START GIVEN INFORMATION

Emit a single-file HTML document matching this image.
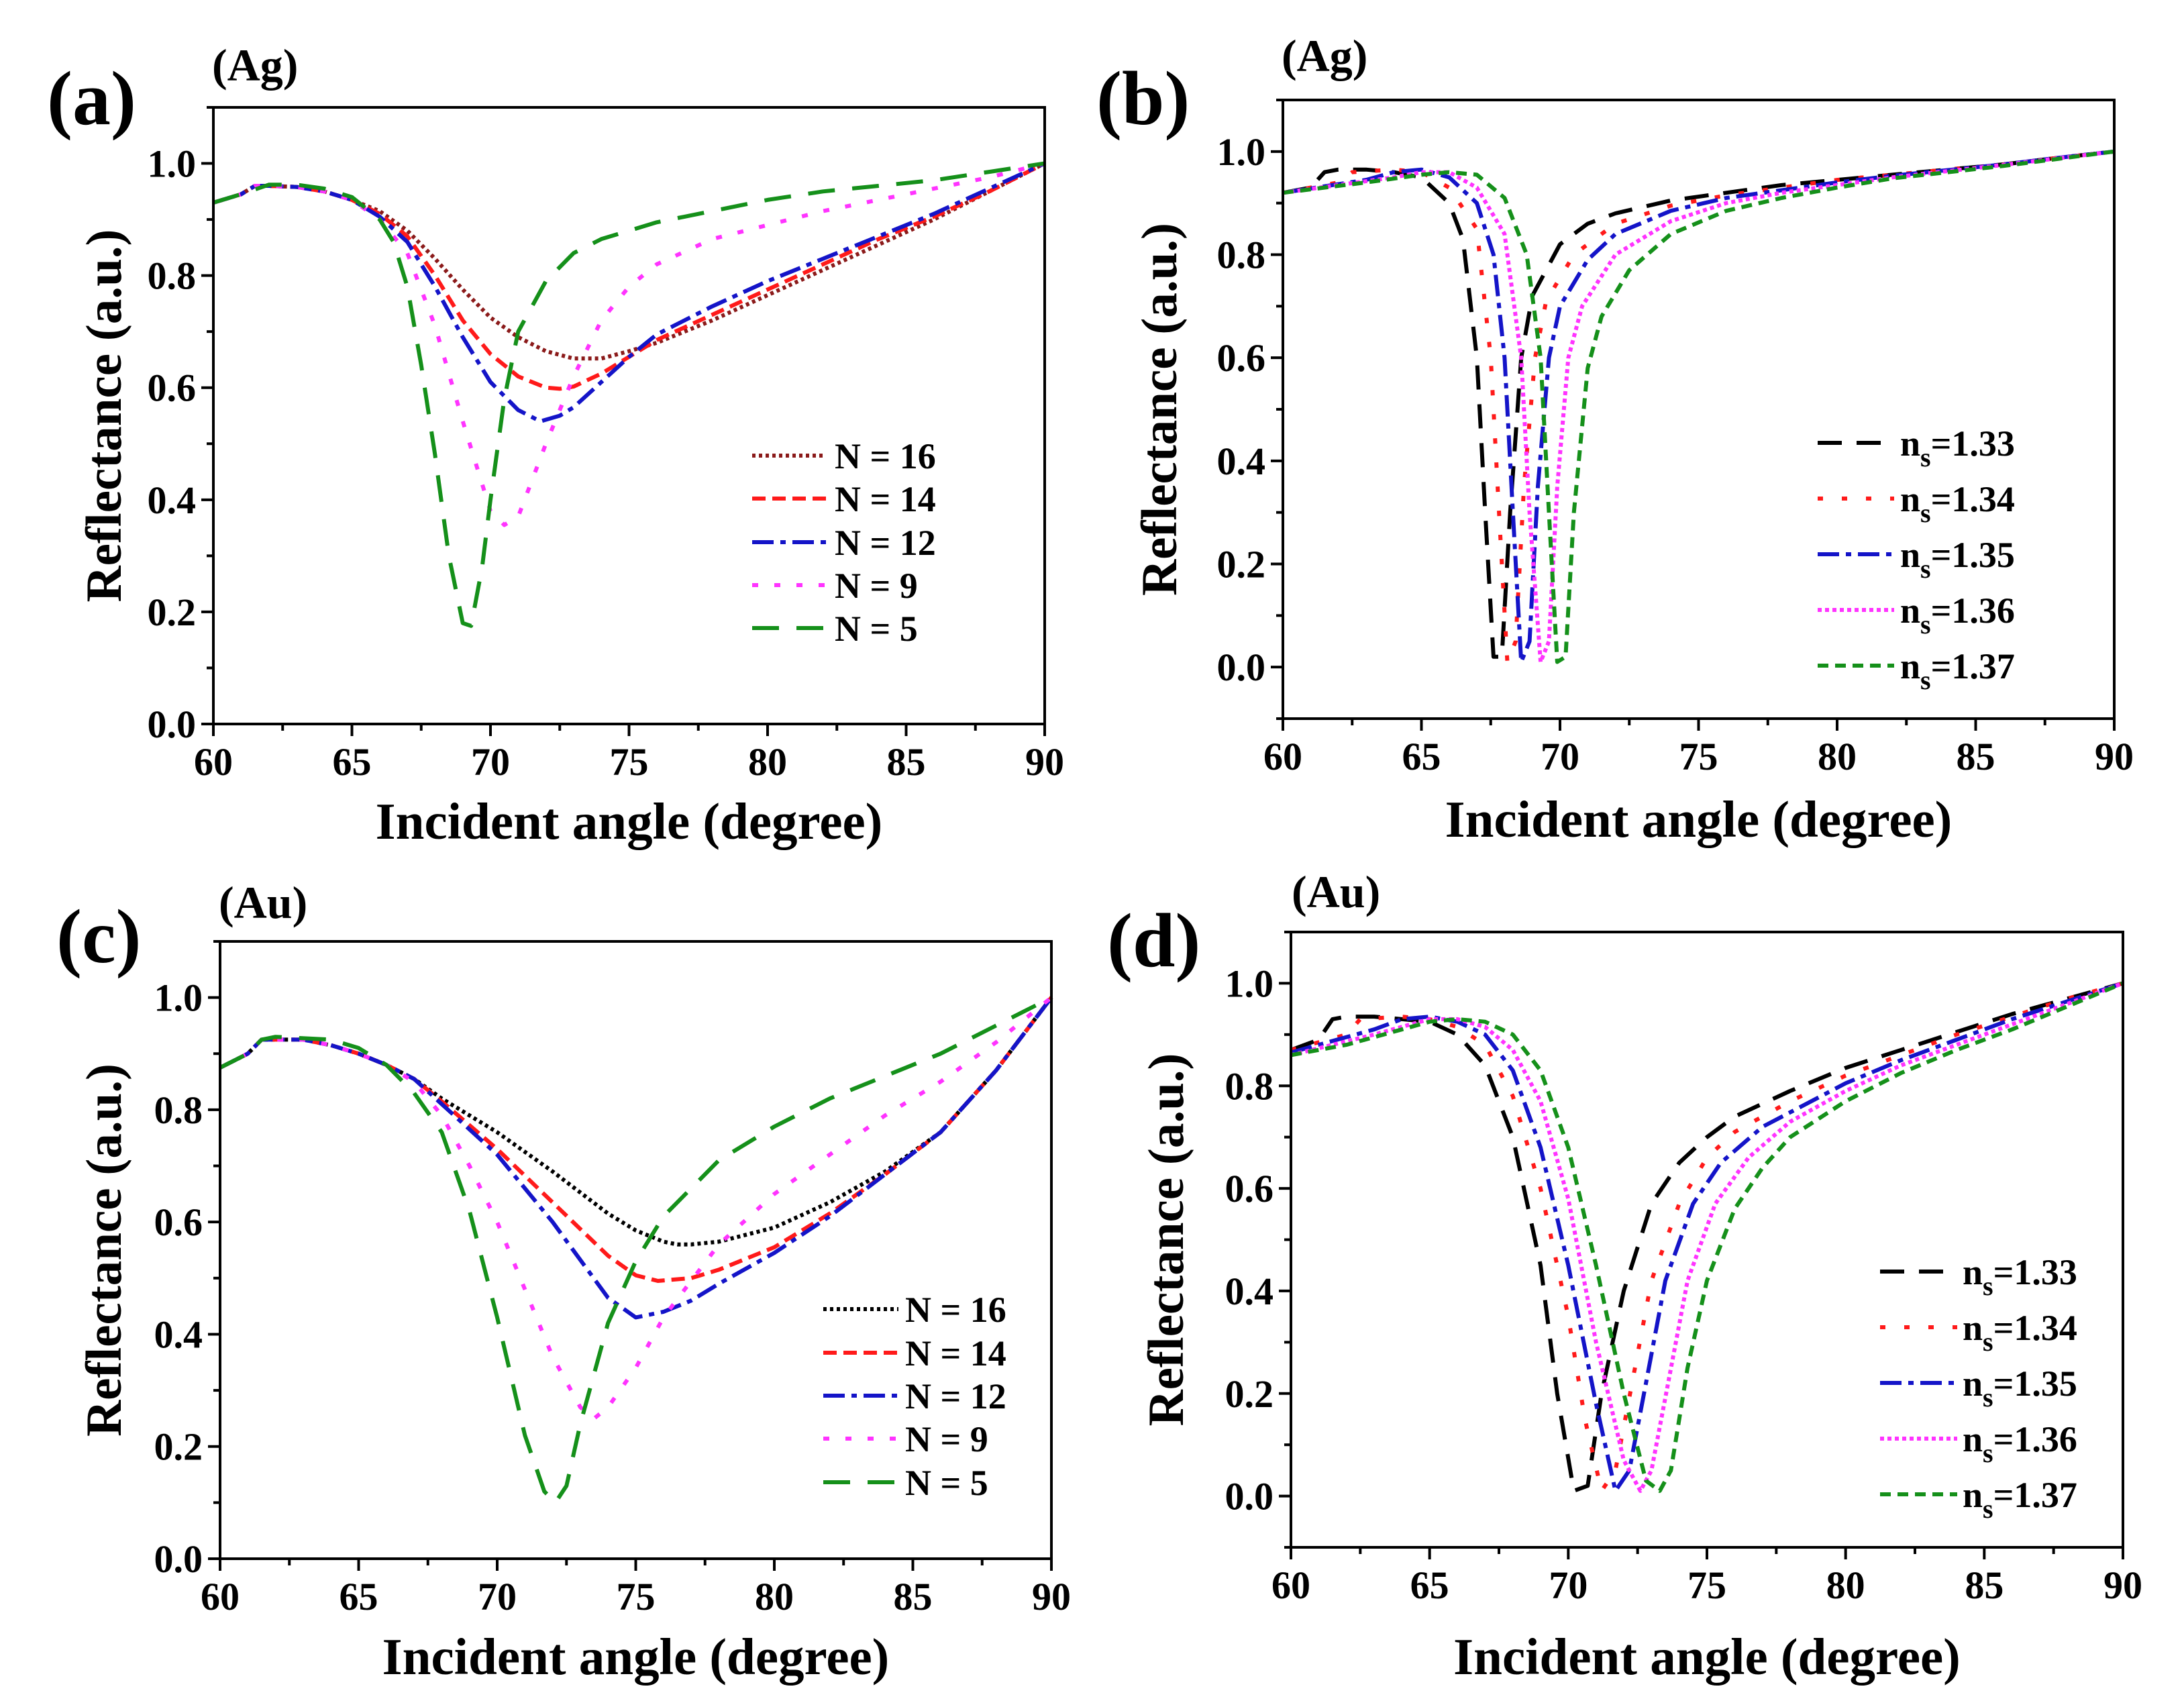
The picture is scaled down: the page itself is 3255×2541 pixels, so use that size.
<!DOCTYPE html>
<html><head><meta charset="utf-8">
<style>
html,body{margin:0;padding:0;background:#fff;}
svg{display:block;font-family:"Liberation Serif",serif;font-weight:bold;}
</style></head>
<body>
<svg id="fig" width="3255" height="2541" viewBox="0 0 3255 2541" xmlns="http://www.w3.org/2000/svg"></svg>
<script>
// ---- Data (angle in degrees, reflectance) ----
const xTicks = [60,65,70,75,80,85,90];
const yTicksA = [0.0,0.2,0.4,0.6,0.8,1.0];
const legendA = ["N = 16","N = 14","N = 12","N = 9","N = 5"];
const legendB = ["1.33","1.34","1.35","1.36","1.37"];

// Panel (a) Ag, layer count
const aX16 = [60,61,61.5,62,63,64,65,66,67,68,69,70,71,72,73,74,75,76,78,80,82,84,86,88,90];
const aY16 = [0.93,0.945,0.96,0.96,0.958,0.95,0.935,0.915,0.88,0.83,0.775,0.725,0.69,0.665,0.652,0.652,0.665,0.68,0.72,0.765,0.81,0.855,0.9,0.95,1.0];
const aX14 = [60,61,61.5,62,63,64,65,66,67,68,69,70,71,72,72.5,73,74,75,76,78,80,82,84,86,88,90];
const aY14 = [0.93,0.945,0.96,0.96,0.958,0.95,0.935,0.91,0.87,0.8,0.72,0.66,0.62,0.6,0.598,0.602,0.625,0.655,0.685,0.73,0.775,0.82,0.865,0.905,0.95,1.0];
const aX12 = [60,61,61.5,62,63,64,65,66,67,68,69,70,71,71.8,72.5,73,74,75,76,78,80,82,84,86,88,90];
const aY12 = [0.93,0.945,0.96,0.96,0.958,0.95,0.935,0.905,0.86,0.78,0.69,0.61,0.56,0.54,0.55,0.565,0.61,0.655,0.695,0.745,0.79,0.83,0.87,0.91,0.955,1.0];
const aX9 = [60,61,61.5,62,63,64,65,66,67,68,69,70,70.5,71,72,73,74,75,76,78,80,82,84,86,88,90];
const aY9 = [0.93,0.945,0.96,0.96,0.958,0.95,0.935,0.9,0.84,0.71,0.54,0.38,0.355,0.37,0.5,0.62,0.72,0.78,0.82,0.865,0.89,0.915,0.935,0.955,0.975,1.0];
const aX5 = [60,61,62,63,64,65,66,66.5,67,67.5,68,68.5,69,69.3,69.7,70,70.5,71,72,73,74,75,76,78,80,82,84,86,88,90];
const aY5 = [0.93,0.945,0.962,0.962,0.955,0.94,0.9,0.86,0.78,0.64,0.48,0.3,0.18,0.175,0.28,0.4,0.58,0.7,0.79,0.84,0.865,0.88,0.895,0.915,0.935,0.95,0.96,0.97,0.985,1.0];

// Panel (b) Ag, analyte index
const bX33 = [60,61,61.5,62,63,64,65,66,66.5,67,67.3,67.6,67.9,68.2,68.6,69,70,71,72,74,76,78,80,82,84,86,88,90];
const bY33 = [0.92,0.93,0.96,0.965,0.965,0.96,0.95,0.9,0.83,0.6,0.3,0.02,0.02,0.3,0.6,0.72,0.82,0.86,0.88,0.905,0.92,0.935,0.945,0.955,0.965,0.975,0.988,1.0];
const bX34 = [60,62,62.5,64,65,66,67,67.5,67.8,68.1,68.4,68.7,69.1,69.5,70.5,72,74,76,78,80,82,84,86,88,90];
const bY34 = [0.92,0.94,0.96,0.965,0.96,0.93,0.85,0.6,0.3,0.01,0.05,0.35,0.6,0.71,0.8,0.86,0.895,0.915,0.93,0.945,0.955,0.965,0.975,0.988,1.0];
const bX35 = [60,63,64,65,66,67,67.6,68,68.3,68.6,68.9,69.2,69.6,70,71,72,74,76,78,80,82,84,86,88,90];
const bY35 = [0.92,0.945,0.96,0.965,0.95,0.9,0.8,0.6,0.3,0.01,0.05,0.35,0.6,0.7,0.79,0.84,0.885,0.91,0.925,0.94,0.953,0.964,0.975,0.988,1.0];
const bX36 = [60,64,65,66,67,68,68.6,68.9,69.3,69.6,69.9,70.3,70.8,72,74,76,78,80,82,84,86,88,90];
const bY36 = [0.92,0.95,0.96,0.96,0.93,0.84,0.6,0.3,0.01,0.05,0.35,0.6,0.7,0.8,0.865,0.9,0.92,0.935,0.95,0.962,0.974,0.987,1.0];
const bX37 = [60,63,65,66,67,68,68.8,69.3,69.6,69.9,70.2,70.5,71,71.5,72.5,74,76,78,80,82,84,86,88,90];
const bY37 = [0.92,0.94,0.955,0.96,0.955,0.91,0.8,0.6,0.3,0.01,0.02,0.3,0.58,0.68,0.77,0.84,0.885,0.91,0.93,0.948,0.96,0.972,0.986,1.0];

// Panel (c) Au, layer count
const cX16 = [60,61,61.5,62,63,64,65,66,67,68,70,72,74,75,76,76.5,77,78,80,82,84,86,88,90];
const cY16 = [0.875,0.9,0.925,0.925,0.925,0.915,0.9,0.88,0.855,0.82,0.76,0.69,0.615,0.585,0.565,0.56,0.56,0.565,0.59,0.635,0.69,0.76,0.87,1.0];
const cX14 = [60,61,61.5,62,63,64,65,66,67,68,70,72,74,75,75.8,77,78,80,82,84,86,88,90];
const cY14 = [0.875,0.9,0.925,0.925,0.925,0.915,0.9,0.88,0.855,0.815,0.73,0.635,0.54,0.505,0.495,0.5,0.515,0.555,0.615,0.685,0.76,0.87,1.0];
const cX12 = [60,61,61.5,62,63,64,65,66,67,68,70,72,74,75,76,77,78,80,82,84,86,88,90];
const cY12 = [0.875,0.9,0.925,0.925,0.925,0.915,0.9,0.88,0.855,0.81,0.72,0.6,0.465,0.43,0.44,0.46,0.49,0.545,0.61,0.685,0.76,0.87,1.0];
const cX9 = [60,61,61.5,62,63,64,65,66,67,68,69,70,71,72,73,73.5,74,75,76,78,80,82,84,86,88,90];
const cY9 = [0.875,0.9,0.925,0.925,0.925,0.915,0.9,0.88,0.85,0.79,0.7,0.6,0.48,0.36,0.27,0.25,0.27,0.34,0.43,0.56,0.65,0.72,0.79,0.85,0.92,1.0];
const cX5 = [60,61,61.5,62,64,65,66,67,68,69,70,71,71.7,72.1,72.5,73,74,75,76,78,80,82,84,86,88,90];
const cY5 = [0.875,0.9,0.925,0.93,0.925,0.91,0.88,0.83,0.76,0.62,0.43,0.22,0.12,0.1,0.13,0.24,0.42,0.53,0.61,0.71,0.77,0.82,0.86,0.9,0.95,1.0];

// Panel (d) Au, analyte index
const dX33 = [60,61,61.5,62,63,64,65,66,67,68,69,69.6,70.2,70.7,71.2,72,73,74,75,76,78,80,82,84,86,88,90];
const dY33 = [0.87,0.89,0.93,0.935,0.935,0.93,0.925,0.9,0.84,0.7,0.45,0.2,0.01,0.02,0.2,0.4,0.57,0.65,0.7,0.74,0.79,0.835,0.87,0.905,0.94,0.97,1.0];
const dX34 = [60,62,62.5,64,65,66,67,68,69,70,70.6,71.2,71.7,72.3,73,74,75,76,78,80,82,84,86,88,90];
const dY34 = [0.87,0.9,0.93,0.935,0.93,0.915,0.88,0.78,0.6,0.35,0.15,0.01,0.05,0.22,0.42,0.57,0.66,0.71,0.77,0.82,0.86,0.9,0.935,0.97,1.0];
const dX35 = [60,63,64,65,66,67,68,69,70,71,71.7,72.2,72.8,73.5,74.5,75.5,77,80,82,84,86,88,90];
const dY35 = [0.865,0.91,0.93,0.935,0.925,0.9,0.83,0.68,0.45,0.18,0.01,0.05,0.22,0.42,0.57,0.65,0.72,0.805,0.85,0.89,0.93,0.965,1.0];
const dX36 = [60,63,65,66,67,68,69,70,71,72,72.6,73,73.6,74.3,75.3,76.5,78,80,82,84,86,88,90];
const dY36 = [0.86,0.9,0.93,0.93,0.915,0.87,0.77,0.58,0.3,0.07,0.01,0.05,0.22,0.42,0.57,0.66,0.73,0.79,0.84,0.88,0.92,0.96,1.0];
const dX37 = [60,62,64,65,66,67,68,69,70,71,72,72.8,73.3,73.7,74.3,75,76,77,78,80,82,84,86,88,90];
const dY37 = [0.86,0.88,0.91,0.925,0.93,0.925,0.9,0.83,0.68,0.45,0.2,0.03,0.01,0.05,0.25,0.42,0.56,0.64,0.7,0.77,0.825,0.87,0.91,0.955,1.0];

const NS = "http://www.w3.org/2000/svg";
const svg = document.getElementById('fig');
function mk(tag, attrs, parent){
  const e = document.createElementNS(NS, tag);
  for (const k in attrs) e.setAttribute(k, attrs[k]);
  (parent||svg).appendChild(e);
  return e;
}

const COL = {brown:"#8b1a1a", red:"#ff1a1a", blue:"#1414c8", mag:"#ff33ff", green:"#15901a", black:"#000"};

function panel(cfg){
  const g = mk('g', {});
  
  
  const L=cfg.L,R=cfg.R,T=cfg.T,B=cfg.B;
  const sx = v => L + (v-60)/30*(R-L);
  const sy = v => B - (v-cfg.ymin)/(cfg.ymax-cfg.ymin)*(B-T);
  cfg.series.forEach((s,i)=>{
    let d = s.x.map((xv,j)=>(j?'L':'M')+sx(xv).toFixed(1)+' '+sy(s.y[j]).toFixed(1)).join(' ');
    const p = mk('path',{d:d,fill:'none',stroke:s.c,'stroke-width':6,'stroke-dasharray':s.dash,'stroke-linejoin':'round'},g);
    
    
  });
  const fr = mk('rect',{x:L,y:T,width:R-L,height:B-T,fill:'none',stroke:'#000','stroke-width':4},g);
  
  
  for (let v=60; v<=90; v+=2.5){
    const major = (v%5===0);
    mk('line',{x1:sx(v),x2:sx(v),y1:B,y2:B+(major?18:10),stroke:'#000','stroke-width':4},g);
  }
  xTicks.forEach(v=>{
    const t = mk('text',{x:sx(v),y:B+76,'text-anchor':'middle','font-size':58},g);
    t.textContent = v;
    
    
  });
  for (let v=Math.round(cfg.ymin*10); v<=Math.round(cfg.ymax*10); v++){
    const yy = v/10; const major = (v%2===0);
    mk('line',{x1:L,x2:L-(major?18:10),y1:sy(yy),y2:sy(yy),stroke:'#000','stroke-width':4},g);
  }
  yTicksA.forEach(v=>{
    const t = mk('text',{x:L-26,y:sy(v)+20,'text-anchor':'end','font-size':58},g);
    t.textContent = v.toFixed(1);
    
    
  });
  const xt = mk('text',{x:(L+R)/2,y:cfg.xtY,'text-anchor':'middle','font-size':77},g);
  xt.textContent = 'Incident angle (degree)';
  
  
  const yc = (T+B)/2;
  const yt = mk('text',{x:0,y:0,'text-anchor':'middle','font-size':75,transform:`translate(${cfg.ytX},${yc}) rotate(-90)`},g);
  yt.textContent = 'Reflectance (a.u.)';
  
  
  const pl = mk('text',{x:cfg.plX,y:cfg.plY,'font-size':114},g);
  pl.textContent = '(' + cfg.id + ')';
  
  
  const ml = mk('text',{x:cfg.mlX,y:cfg.mlY,'font-size':68},g);
  ml.textContent = cfg.metal;
  
  
  cfg.series.forEach((s,i)=>{
    const y = cfg.lgY[i];
    const ln = mk('line',{x1:cfg.lgX1,x2:cfg.lgX2,y1:y,y2:y,stroke:s.c,'stroke-width':6,'stroke-dasharray':s.dash},g);
    
    
    const t = mk('text',{x:cfg.lgTX,y:y+19,'font-size':54},g);
    
    
    if (cfg.ns){
      t.textContent = 'n';
      const sub = mk('tspan',{dy:16,'font-size':40},t); sub.textContent='s';
      const r = mk('tspan',{dy:-16},t); r.textContent = '=' + legendB[i];
    } else {
      t.textContent = legendA[i];
    }
  });
}

const dashN = {n16:"5 5", n14:"20 10", n12:"32 10 8 10", n9:"9 24", n5:"40 26"};
const dashS = {s33:"36 22", s34:"8 28", s35:"32 10 8 10", s36:"6 5", s37:"16 10"};

panel({id:'a',metal:'(Ag)',L:318,R:1557,T:160,B:1079,ymin:0,ymax:1.1,xtY:1250,ytX:180,plX:70,plY:185,mlX:316,mlY:120,
  lgX1:1121,lgX2:1231,lgTX:1244,lgY:[679,743,808,872,936],ns:false,
  series:[{name:'n16',x:aX16,y:aY16,c:COL.brown,dash:dashN.n16},{name:'n14',x:aX14,y:aY14,c:COL.red,dash:dashN.n14},
          {name:'n12',x:aX12,y:aY12,c:COL.blue,dash:dashN.n12},{name:'n9',x:aX9,y:aY9,c:COL.mag,dash:dashN.n9},
          {name:'n5',x:aX5,y:aY5,c:COL.green,dash:dashN.n5}]});
panel({id:'b',metal:'(Ag)',L:1912,R:3151,T:149,B:1071,ymin:-0.1,ymax:1.1,xtY:1247,ytX:1753,plX:1634,plY:185,mlX:1910,mlY:106,
  lgX1:2709,lgX2:2823,lgTX:2832,lgY:[660,743,826,909,992],ns:true,
  series:[{name:'ns133',x:bX33,y:bY33,c:COL.black,dash:dashS.s33},{name:'ns134',x:bX34,y:bY34,c:COL.red,dash:dashS.s34},
          {name:'ns135',x:bX35,y:bY35,c:COL.blue,dash:dashS.s35},{name:'ns136',x:bX36,y:bY36,c:COL.mag,dash:dashS.s36},
          {name:'ns137',x:bX37,y:bY37,c:COL.green,dash:dashS.s37}]});
panel({id:'c',metal:'(Au)',L:328,R:1567,T:1403,B:2323,ymin:0,ymax:1.1,xtY:2495,ytX:180,plX:84,plY:1434,mlX:326,mlY:1368,
  lgX1:1227,lgX2:1339,lgTX:1349,lgY:[1951,2016,2080,2144,2209],ns:false,
  series:[{name:'n16',x:cX16,y:cY16,c:COL.black,dash:dashN.n16},{name:'n14',x:cX14,y:cY14,c:COL.red,dash:dashN.n14},
          {name:'n12',x:cX12,y:cY12,c:COL.blue,dash:dashN.n12},{name:'n9',x:cX9,y:cY9,c:COL.mag,dash:dashN.n9},
          {name:'n5',x:cX5,y:cY5,c:COL.green,dash:dashN.n5}]});
panel({id:'d',metal:'(Au)',L:1924,R:3164,T:1389,B:2306,ymin:-0.1,ymax:1.1,xtY:2495,ytX:1763,plX:1650,plY:1440,mlX:1925,mlY:1352,
  lgX1:2802,lgX2:2917,lgTX:2925,lgY:[1895,1978,2061,2144,2227],ns:true,
  series:[{name:'ns133',x:dX33,y:dY33,c:COL.black,dash:dashS.s33},{name:'ns134',x:dX34,y:dY34,c:COL.red,dash:dashS.s34},
          {name:'ns135',x:dX35,y:dY35,c:COL.blue,dash:dashS.s35},{name:'ns136',x:dX36,y:dY36,c:COL.mag,dash:dashS.s36},
          {name:'ns137',x:dX37,y:dY37,c:COL.green,dash:dashS.s37}]});
</script>
</body></html>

END GIVEN INFORMATION

*EXERCISE INSTRUCTIONS*:
Copy each line of the listing that includes "size".

*EXPECTED OUTPUT*:
The picture is scaled down: the page itself is 3255×2541 pixels, so use that size.
    const t = mk('text',{x:sx(v),y:B+76,'text-anchor':'middle','font-size':58},g);
    const t = mk('text',{x:L-26,y:sy(v)+20,'text-anchor':'end','font-size':58},g);
  const xt = mk('text',{x:(L+R)/2,y:cfg.xtY,'text-anchor':'middle','font-size':77},g);
  const yt = mk('text',{x:0,y:0,'text-anchor':'middle','font-size':75,transform:`translate(${cfg.ytX},${yc}) rotate(-90)`},g);
  const pl = mk('text',{x:cfg.plX,y:cfg.plY,'font-size':114},g);
  const ml = mk('text',{x:cfg.mlX,y:cfg.mlY,'font-size':68},g);
    const t = mk('text',{x:cfg.lgTX,y:y+19,'font-size':54},g);
      const sub = mk('tspan',{dy:16,'font-size':40},t); sub.textContent='s';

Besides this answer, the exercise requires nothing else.